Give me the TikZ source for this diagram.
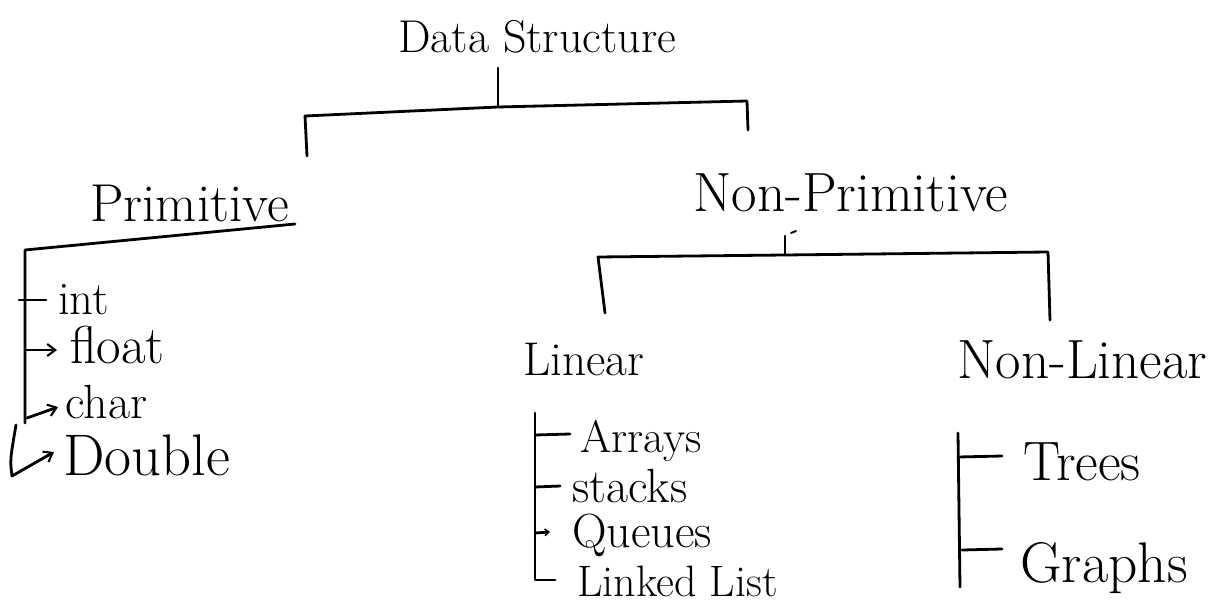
\documentclass[tikz,border=0pt]{standalone}
\usetikzlibrary{arrows.meta}
\tikzset{
  ln/.style={line width=2.1pt, line cap=round, line join=round, black},
  arr/.style={ln, -{Straight Barb[length=6pt,width=9pt,line width=1.6pt]}},
  txt/.style={anchor=base west, inner sep=0pt, text=black},
}
\newcommand{\fs}[1]{\fontsize{#1}{#1}\selectfont}
\begin{document}
\begin{tikzpicture}[x=0.75pt,y=-0.75pt]
\useasboundingbox[fill=white] (0,0) rectangle (1210,606);

% titles
\node[txt, font=\fs{34.5}] (ds) at (398,53) {Data Structure};
\node[txt, font=\fs{40}] (prim) at (90,222) {Primitive};
\node[txt, font=\fs{41.5}] (np) at (693,212) {Non-Primitive};
\node[txt, font=\fs{35.5}] (lin) at (523,375) {Linear};
\node[txt, font=\fs{41.5}] (nl) at (957,378) {Non-Linear};

% primitive items
\node[txt, font=\fs{35}] (int) at (58,314) {int};
\node[txt, font=\fs{40}] (flt) at (70,363) {float};
\node[txt, font=\fs{36}] (chr) at (65,418) {char};
\node[txt, font=\fs{44}] (dbl) at (63,475) {Double};

% linear items
\node[txt, font=\fs{34}] (arr) at (580,452) {Arrays};
\node[txt, font=\fs{36}] (stk) at (572,502) {stacks};
\node[txt, font=\fs{36}] (que) at (572,547) {Queues};
\node[txt, font=\fs{33}] (ll) at (577,596) {Linked List};

% non-linear items
\node[txt, font=\fs{41.7}] (tr) at (1023,480) {Trees};
\node[txt, font=\fs{43}] (gr) at (1020,582) {Graphs};

% coordinates of the brackets
\coordinate (j1) at (498,107);
\coordinate (b1l) at (305,116);
\coordinate (b1r) at (747,101);
\coordinate (pl) at (307,156);
\coordinate (npl) at (748,130);

\coordinate (j2) at (785,255);
\coordinate (b2l) at (598,257);
\coordinate (b2r) at (1048,252);
\coordinate (linl) at (605,313);
\coordinate (nll) at (1050,320);

% top bracket
\draw[ln] (ds.south -| j1) ++(0,14) -- (j1);
\draw[ln] (pl) -- (b1l) -- (j1) -- (b1r) -- (npl);

% non-primitive bracket
\draw[ln] (785,236) -- (j2);
\draw[ln, line width=1.4pt] (791,233) -- (796,231);
\draw[ln] (linl) -- (b2l) -- (j2) -- (b2r) -- (nll);

% primitive list
\coordinate (pu1) at (295,224);
\coordinate (pu2) at (25,250);
\coordinate (pv) at (25,423);
\draw[ln] (pu1) -- (pu2) -- (pv);
\draw[ln] (19,300) -- (46,300);
\draw[arr] (26,350) -- (57,350);
\draw[arr] (27,418) -- (58,407);
\draw[arr] (16,425) .. controls (10,460) .. (12,476) -- (54,452);

% linear list
\draw[ln] (535,413) -- (535,580) -- (555,580);
\draw[ln] (535,435) -- (570,434);
\draw[ln] (535,487) -- (560,486);
\draw[arr, -{Straight Barb[length=3pt,width=5pt,line width=1.2pt]}] (535,533) -- (550,532);

% non-linear list
\draw[ln] (958,433) -- (960,587);
\draw[ln] (958,457) -- (1002,456);
\draw[ln] (962,550) -- (1002,549);
\end{tikzpicture}
\end{document}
========================
PROBLEM: Up to and including the line with "(0,0) rectangle (1210,606);", copy the data above from its first line. Skip pictures.

WRITTEN REPLY:
Give me the TikZ source for this diagram.
\documentclass[tikz,border=0pt]{standalone}
\usetikzlibrary{arrows.meta}
\tikzset{
  ln/.style={line width=2.1pt, line cap=round, line join=round, black},
  arr/.style={ln, -{Straight Barb[length=6pt,width=9pt,line width=1.6pt]}},
  txt/.style={anchor=base west, inner sep=0pt, text=black},
}
\newcommand{\fs}[1]{\fontsize{#1}{#1}\selectfont}
\begin{document}
\begin{tikzpicture}[x=0.75pt,y=-0.75pt]
\useasboundingbox[fill=white] (0,0) rectangle (1210,606);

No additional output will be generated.